「災害大国ニッポンを『防災大国』に転換させる」。島田氏は連携する企業とともに、命を守る製品、インフラ開発で国際標準規格化のルールメーカーとなって、本気で世界に打って出る気だ。

1日分の栄養を補えて、賞味期限は5年以上

企業の関心を引き寄せるきっかけとなったのが、ワンテーブルが手がける防災備蓄ゼリー。同社は「100年改善しない」と言われた備蓄食で世界初の5年半常温保存可能なゼリー商品「LIFE STOCK」の開発に成功した。

ラインナップは、食物繊維やビタミン類の補給を考慮したバランスタイプ(アップル&キャロット、税別168円)、2袋で乾パン1缶分相当のカロリー(100g400kcalを想定)が摂取できるエナジータイプ(グレープ、ペアー、各同298円)、熱中症対策用のウォーターブレイク(ソルティオレンジ、同320円)の3種類。

写真提供=ワンテーブル
3.11の極限状態の教訓を生かして開発したワンテーブルの防災備蓄ゼリー。東急ハンズやネット通販などで販売している。

被災直後の極度のストレス状態でも甘さを感じられ、食べられる人を選ばないゼリーの開発を目指したが、ゼリーは日持ちしにくく長期保存には向かない。その課題を乗り越えようと、空気中に触れない特殊充填技術、4層構造の包装技術に改良を重ね、独自のレシピ開発によって「賞味期限」との格闘を制した。

電気や水、ガスなどを使わず日常的に万人が食べられるだけではない。地方の特産品や企業ブランドとのコラボで発信力を高め、廃棄寸前の農作物の活用にも道を拓いた。食品ロスや賞味期限など商流の社会課題をまるごと引っくり返すような画期的な商品開発と称される。そこに、島田氏は私財を投じながら7年の歳月を費やした。

配られるのは水がないと食べられないものばかり

東日本大震災では、なんとか避難所にたどり着いたにもかかわらず、体調不良が原因で命を落とした人の数が3000人超に上った。背景には、飲み込みが苦手な高齢者や乳幼児、アレルギーを抱えている人たちの存在のほかに、炊き出しで炭水化物中心の偏った食生活が続くことによる栄養状態の悪化があった。

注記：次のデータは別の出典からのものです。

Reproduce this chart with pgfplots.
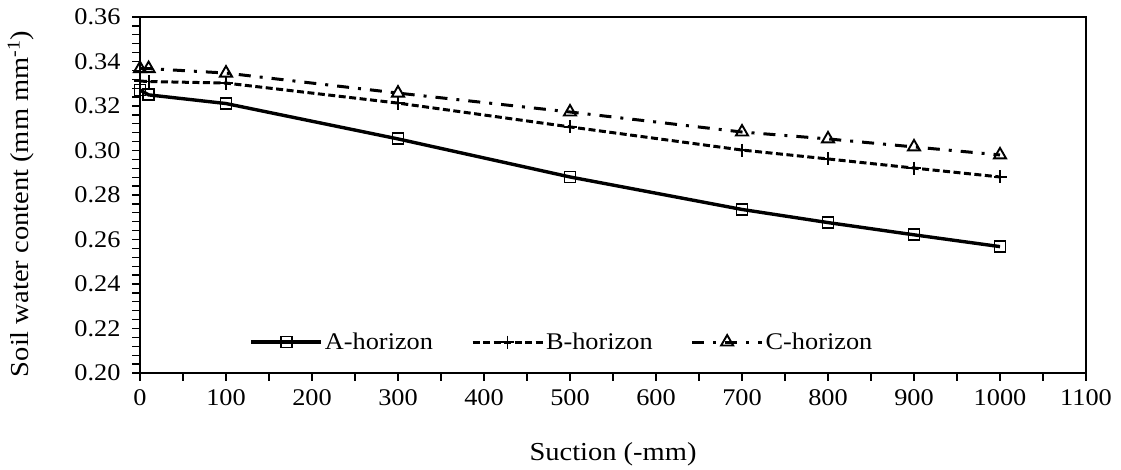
\documentclass[border=0pt]{standalone}
\usepackage{fontspec}
\setmainfont{Liberation Serif}[FakeStretch=1.1]
\usepackage{pgfplots}
\pgfplotsset{compat=1.18}

\begin{document}
\begin{tikzpicture}[x=1bp,y=1bp]
\useasboundingbox (0,0) rectangle (1121,470);
\begin{axis}[
  at={(140bp,97bp)}, anchor=south west,
  scale only axis, width=946bp, height=356bp,
  xmin=0, xmax=1100, ymin=0.20, ymax=0.36,
  xtick={0,100,...,1100}, minor xtick={50,150,...,1050},
  ytick={0.20,0.22,...,0.361}, minor y tick num=4,
  tick pos=left, tick align=outside,
  major tick length=8bp, minor tick length=8bp,
  every tick/.style={black, line width=1.3bp},
  axis line style={line width=1.5bp},
  /pgf/number format/assume math mode=true,
  yticklabel style={/pgf/number format/fixed, /pgf/number format/fixed zerofill, /pgf/number format/precision=2, font=\fontsize{24}{28}\selectfont, xshift=-8bp},
  xticklabel style={/pgf/number format/fixed, /pgf/number format/1000 sep={}, font=\fontsize{24}{28}\selectfont, yshift=-5bp},
  scaled y ticks=false,
  xlabel={Suction (-mm)},
  ylabel={Soil water content (mm mm\textsuperscript{-1})},
  xlabel style={font=\fontsize{26}{30}\selectfont, at={(axis description cs:0.5,-0.228)}, anchor=center},
  ylabel style={font=\fontsize{26}{30}\selectfont, at={(axis description cs:-0.126,0.475)}, anchor=center},
  legend columns=3,
  legend style={draw=none, fill=none, at={(0.446,0.087)}, anchor=center,
    font=\fontsize{24}{28}\selectfont,
    /tikz/every even column/.append style={column sep=36bp}},
  legend image code/.code={\draw[mark repeat=2,mark phase=2] plot coordinates {(0bp,0bp) (35bp,0bp) (70bp,0bp)};},
]
% A-horizon
\addplot[black, line width=3.4bp, mark=square, mark size=5.5bp, mark options={solid, line width=1.9bp, fill=white}]
  coordinates {(0,0.3272) (10,0.3250) (100,0.3211) (300,0.3052) (500,0.2881) (700,0.2735) (800,0.2676) (900,0.2621) (1000,0.2568)};
\addlegendentry{A-horizon}
% B-horizon
\addplot[black, line width=3.0bp, dash pattern=on 7bp off 3.5bp, mark=+, mark size=6.5bp, mark options={solid, line width=1.9bp}]
  coordinates {(0,0.3312) (10,0.3310) (100,0.3303) (300,0.3213) (500,0.3106) (700,0.3002) (800,0.2962) (900,0.2921) (1000,0.2881)};
\addlegendentry{B-horizon}
% C-horizon
\addplot[black, line width=3.0bp, dash pattern=on 12bp off 9bp on 3bp off 9bp, mark=triangle, mark size=7bp, mark options={solid, line width=1.9bp, fill=white}]
  coordinates {(0,0.3368) (10,0.3368) (100,0.3348) (300,0.3258) (500,0.3173) (700,0.3083) (800,0.3052) (900,0.3016) (1000,0.2980)};
\addlegendentry{C-horizon}
\end{axis}
\end{tikzpicture}
\end{document}
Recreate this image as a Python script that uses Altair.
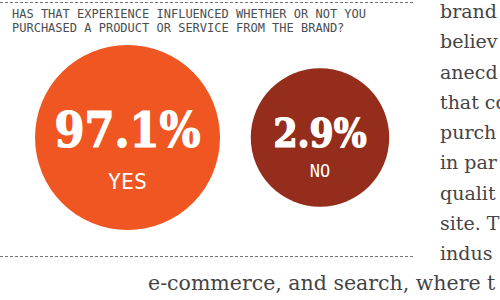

「過去のどの災害の文献を見てもすべてインフラが止まっている。備蓄食で必要なのは水がなくても誰もが食べられるものなのに、配られるのは水がないと食べられない乾パンやアルファ米。乾パンなんかは戦中からまったく変わっていない」と島田氏は指摘する。

災害で大切な人を亡くし、ショックを受けた人々は食べることすらままならないのが実情だ。栄養素の不足は、体力低下、免疫力の低下などを引き起こし、風邪や感染症のリスクが高まる。被災後も守れたはずの多くの命が失われた悔しい経験が、島田氏のビジネスの原点になった。